Even in the absence of the excessive use provisions, it would be hard to defend this new proposal on the grounds that it might help increase homeownership. In fact, it’s so difficult that the FHFA isn’t even trying. Instead, the proposal explicitly states “the primary goal of this proposed new product is to provide borrowers a lower cost alternative to a cash-out refinance in higher interest rate environments.”
So now the express purpose of the GSEs is to help homeowners take on even more debt, above and beyond what they need to purchase a home.
The FHFA will insist that the new proposal is in the public interest, but the proposal should be disqualified on that basis for several reasons.
First, private markets do provide home equity lines of credit. In 2023, they provided almost $370 billion. There is no natural market barrier to overcome, and if the MBS market is any indication, the new program will stifle competition.
And if the product does spur additional low equity debt for underserved markets, that means federal policies are saddling the most vulnerable borrowers with higher debt, putting any equity they have managed to build up at even further risk.

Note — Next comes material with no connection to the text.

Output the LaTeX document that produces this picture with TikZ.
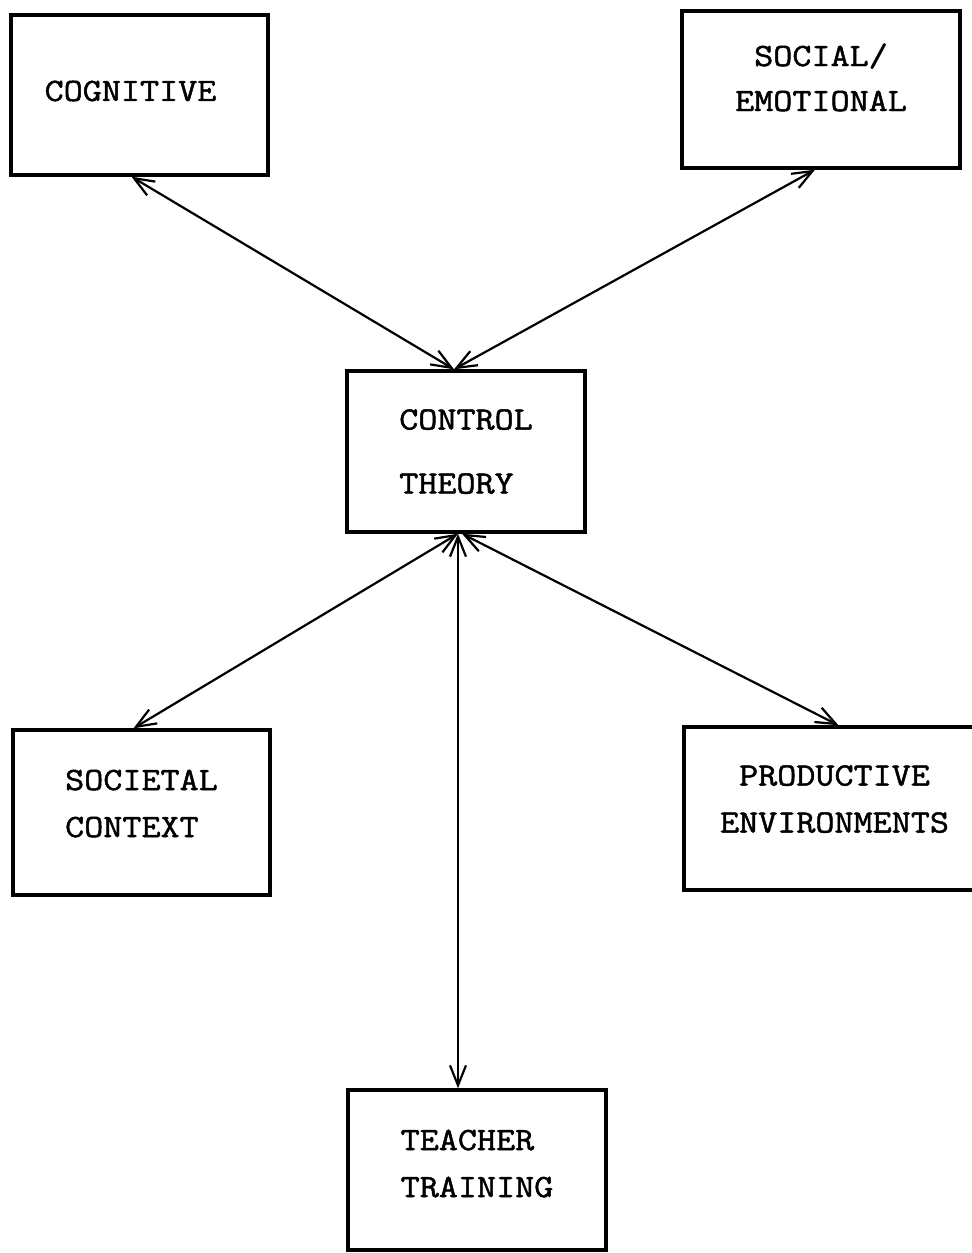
\documentclass[tikz,border=0pt]{standalone}
\usepackage{fontspec}
\setmonofont[FakeStretch=1.14,FakeBold=1.5]{Latin Modern Mono}
\usetikzlibrary{arrows.meta}
\begin{document}
\begin{tikzpicture}[x=0.5pt,y=-0.5pt,
  box/.style={draw,line width=1.7pt,rectangle,inner sep=0pt,
    font=\ttfamily\fontsize{16.25}{25}\selectfont},
  link/.style={line width=1.1pt,
    {Straight Barb[length=10pt,width=8pt]}-{Straight Barb[length=10pt,width=8pt]}}]
\clip (0,0) rectangle (972,1253);
% boxes
\node[box,minimum width=128.5pt,minimum height=80pt] (cog) at (139.5,95)
  {\raisebox{2pt}[\height][\depth]{COGNITIVE}\hspace{9pt}\null};
\node[box,minimum width=139pt,minimum height=78.5pt] (soc) at (821,89.5)
  {\raisebox{5.5pt}[\height][\depth]{\begin{tabular}{@{}c@{}}SOCIAL/\\[-2.5pt]EMOTIONAL\end{tabular}}};
\node[box,minimum width=119pt,minimum height=80.5pt] (ctl) at (466,451.5)
  {\begin{tabular}{@{}l@{}}CONTROL\\[7pt]THEORY\end{tabular}};
\node[box,minimum width=128.5pt,minimum height=82.5pt] (sct) at (141.5,812.5)
  {\raisebox{4.5pt}[\height][\depth]{\begin{tabular}{@{}l@{}}SOCIETAL\\[-1.5pt]CONTEXT\end{tabular}}};
\node[box,minimum width=150.5pt,minimum height=81.5pt] (prd) at (834.5,808.5)
  {\raisebox{4.75pt}[\height][\depth]{\begin{tabular}{@{}c@{}}PRODUCTIVE\\[-1.5pt]ENVIRONMENTS\end{tabular}}};
\node[box,minimum width=129pt,minimum height=80pt] (tch) at (477,1170)
  {\raisebox{3.25pt}[\height][\depth]{\begin{tabular}{@{}l@{}}TEACHER\\[-1.5pt]TRAINING\end{tabular}}};
% connectors
\draw[link] ([xshift=-4pt]cog.south) -- ([xshift=-6pt]ctl.north);
\draw[link] ([xshift=-3pt]soc.south) -- ([xshift=-6pt]ctl.north);
\draw[link] ([xshift=-4pt]ctl.south) -- ([xshift=-4pt]sct.north);
\draw[link] ([xshift=-4pt]ctl.south) -- ([xshift=-9.5pt]tch.north);
\draw[link] ([xshift=-2pt]ctl.south) -- ([xshift=2pt]prd.north);
\end{tikzpicture}
\end{document}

And, of course, the more successful this program becomes, the more risk it poses to the overall financial system.
Obviously, none of this is very surprising coming from the Biden administration, especially given its recent proposal to make housing more affordable with yet more subsidies. Chances are, though, that an administration from either political party would have introduced the same new proposal for Freddie and pitched it as a way to increase competition and make homes more affordable.
The truth is housing will always be somewhat supply constrained, depending on the location, and many of the reforms that can ease those constraints and improve affordability have to occur at the state and local level. If federal policymakers want to make housing more affordable, they must pare back federal subsidies of all kinds.
One very easy place to start is by enforcing the excessive use provisions in the GSEs’ charters. Another is to restrict the GSEs to buying only primary mortgages for owner-occupied homes. These should be the lowest hanging fruit for policy reform.